Güven explains the rationale: “If you are building a digital bank from scratch, a new operating or future operating model, you need to redefine the segmentation criteria. ‘Mass and emerging affluent’ resonates a lot if you are in banking, or if you are a telco business. But is this enough to define your customers?”
That’s clearly a rhetorical question.
“We take a behavioural approach with Generation Mox,” says Güven. “You can be 18 or 80, it’s not important to us; we try to understand customer needs and their pain points. Two people who are both 30 years old, might be expecting the same things from life, their spending patterns might be the same. But these are not related with demographic.
“Then there are income models. For banking, these are extremely important, but if you want to go for the long tail, if you want to serve underserved people, especially in a market like Hong Kong, you need to create something different.”
Underserved by the banking sector in a region with one of the largest concentrations of financial institutions in the world, with 154 licensed banks and 47 local representative offices crammed into an area 110 times smaller than New York? Really?
“Everyone has bank accounts here, everybody has a lot of plastic cards in their pocket; but if you are not affluent in Hong Kong, yes, you can feel really underserved,” says Güven. “So, with the help of digital technology, we are trying to create the same best customer experience for everyone. This is Generation Mox.”
No conventional demographic also means no conventional way of measuring success.
“Of course, I know my breakeven, and I know my financials, and I know my customer targets,” says Güven. “But we are not aiming to get market share, we are aiming to get ‘heart share’.”
It sounds like an emoji and it is very much aligned with the digitally engaged customers it seeks.

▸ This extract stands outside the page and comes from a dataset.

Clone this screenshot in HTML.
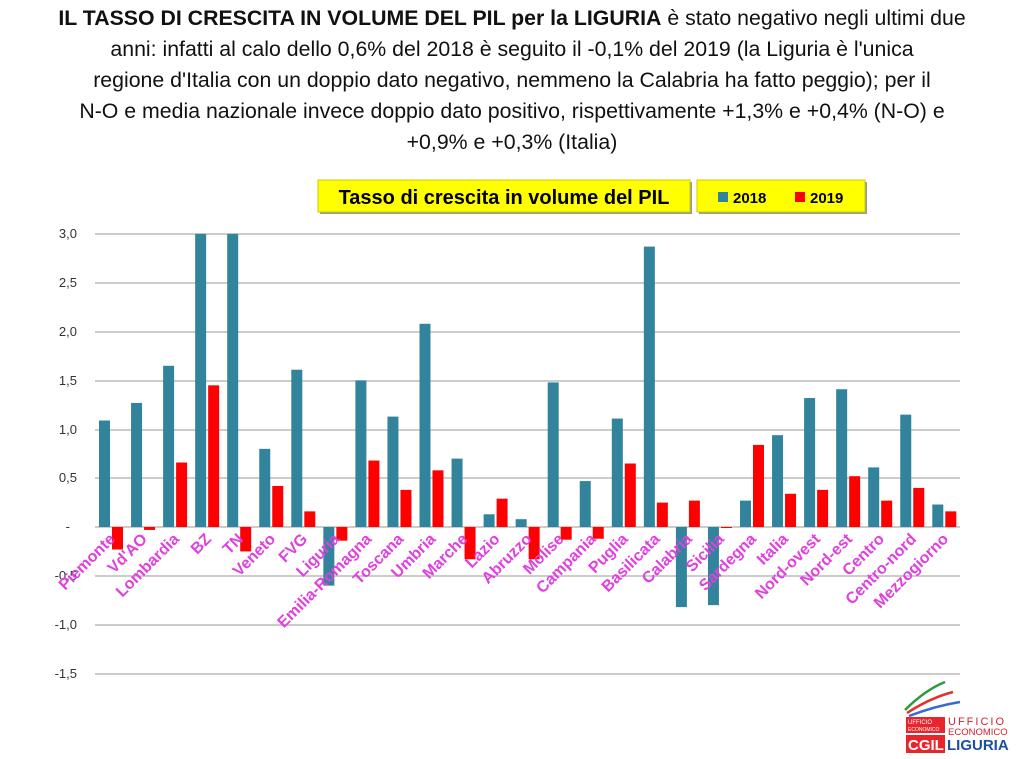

“Heart share will be the combination of many things – I’m not only talking about Net Promoter Score. For example, the people in Mox have a target to onboard a customer in a couple of minutes. Instead of aiming to attract 20,000 customers tomorrow, if they decrease that onboarding time by one second every month, that is going to create extra heart share. It is also really connected with the culture inside the bank.”
Mox took the decision to opt for a Cloud-native customer ledger approach with its core system provided by Thought Machine, security by Feedzai, and a number of other vendors providing additional services.
Güven is a firm believer that its Cloud-based technology stack brings with it distinct advantages over server-based banking. Chief among those are flexibility, portability and future-proofing.
“Changing the technology structure of an international bank, or even a regional bank, is like changing the engine of an aeroplane while it is flying,” he says.
“In Standard Chartered Group, we don’t want to change the big engine. We want to build small aircraft to attack some markets – and Mox is an example of that.
“The magic of Mox Bank is that we are a separate, standalone, licensed, owned bank and this is extremely important because it means we have the flexibility to run quickly and with a different culture.”
Among the first of several groundbreaking initiatives it’s promising when Mox rolls out fully this year, is the introduction of Hong Kong’s first numberless bank card, launched in association with payments giant Mastercard.
“In Hong Kong, the most important thing is security,” says Güven. “If people lose this card, nobody can use it, because there is no number on it. If you want to freeze your card, you can do it through the Mox app; and if you want to activate it, you just tap. Your mobile app is becoming your remote controller.”
Within eight days of Mox opening applications for its founders’ metal numberless card, it had received almost 20,000 requests, and that was achieved without using any paid media or commercials to publicise it.
It’s clearly already won their hearts.